# Pics Pics Pics Lol



## tinman (Nov 3, 2009)

Hi fellas i took some pics (poff finally  )

but was not able to post them directly here so uplaode them to the Gallery  


take a look 


Aquarium Gallery - tinman Gallery


----------



## Gizmo (Dec 6, 2010)

Pretty!


----------



## tinman (Nov 3, 2009)

cool thanks 

but how did you inlude that in the post ?? 

i tried but cant


----------



## susankat (Nov 15, 2008)

I like this one


----------



## susankat (Nov 15, 2008)

If you click on the picture it will give you a larger shot of it. Underneath the pic there is some codes.

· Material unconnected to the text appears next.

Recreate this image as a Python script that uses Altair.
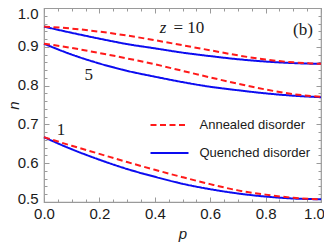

Use the one that says to use on the forum and post in thread.


----------



## snail (Aug 6, 2010)

Nice little setup.


----------



## tinman (Nov 3, 2009)

Did you say little  


Lol


----------



## majerah1 (Oct 29, 2010)

Haha,some would consider its little.I like the setup though and the fishes look happy.


----------



## tinman (Nov 3, 2009)

Lol yea they are happy 
In some other threads I said my ram looks me in the eye lol And it looked like I'm exaggerating but it actually does lol 

It comes to that corner and won't moveunless I mOve lol


----------



## tinman (Nov 3, 2009)

Ok here is one more link of my ram 

YouTube - Bolivian ram attacking finger


See how he is attacking my finger lol


----------



## majerah1 (Oct 29, 2010)

LOL how cute.He seems full of personality for sure.My macs watch me too.


----------



## tinman (Nov 3, 2009)

Yea  
Initially he used to be dull and colorless but then I got a mirror for him and he got lil colorful always fighting with the mirror 
Then I tried with two more bolivian rams and he used to chase them and hurt them finally in the third round I got a female ( it's very hard to say male and female Bolivian rams) andnow he fliers with her and digging pits all over and gets soo mad and chases anything that comes near the pits 
The funniest thing to watch is he even pushes off the snail to the corner of the tank and returns to his position. Lol it takes ages for the snail to come all the way 

Hahaha


----------



## M1ster Stanl3y (Dec 10, 2010)

tinman said:


> Ok here is one more link of my ram
> 
> YouTube - Bolivian ram attacking finger
> 
> ...


I love the look of rams...but no one has them around me... :-(


----------



## snail (Aug 6, 2010)

tinman said:


> Did you say little
> 
> 
> Lol


oops, I just realized the tank is 29 gallons, no I don't think that's so small. I was looking more at the pics of the Harlequin Rasboras and for some reason thought it was a 10 or 15 gallon. .


----------



## jrman83 (Jul 9, 2010)

I can't decide if he is giving fish kisses or attacking your finger.


----------



## snail (Aug 6, 2010)

He'd eat you if he could, lol!


----------



## tinman (Nov 3, 2009)

Lol fish kisses I like that word 

Yea he is like come inTo the tank and we will see hahahaha


----------



## tinman (Nov 3, 2009)

Well actually its a 29 tall so the foot print is just a little more than a 10 gallon 

I'm thinking of getting rid of those Australian rainbows but looks like I have to donate though and also that honey gaurami


----------



## tinman (Nov 3, 2009)

got some more pics today


----------



## tinman (Nov 3, 2009)

Female dwarf neon Rainbow 

kinda looks preggy (always  )


----------



## tinman (Nov 3, 2009)

Female bolivian Ram


----------



## tinman (Nov 3, 2009)

My australian rainbow fish -- trying to give him off  to make more space


----------



## tinman (Nov 3, 2009)

new small angel i got today 

dont know what kind it is


----------



## tinman (Nov 3, 2009)

My honey sunset gaurami


----------



## tscott (Jan 7, 2011)

I love the pics, keep em coming


----------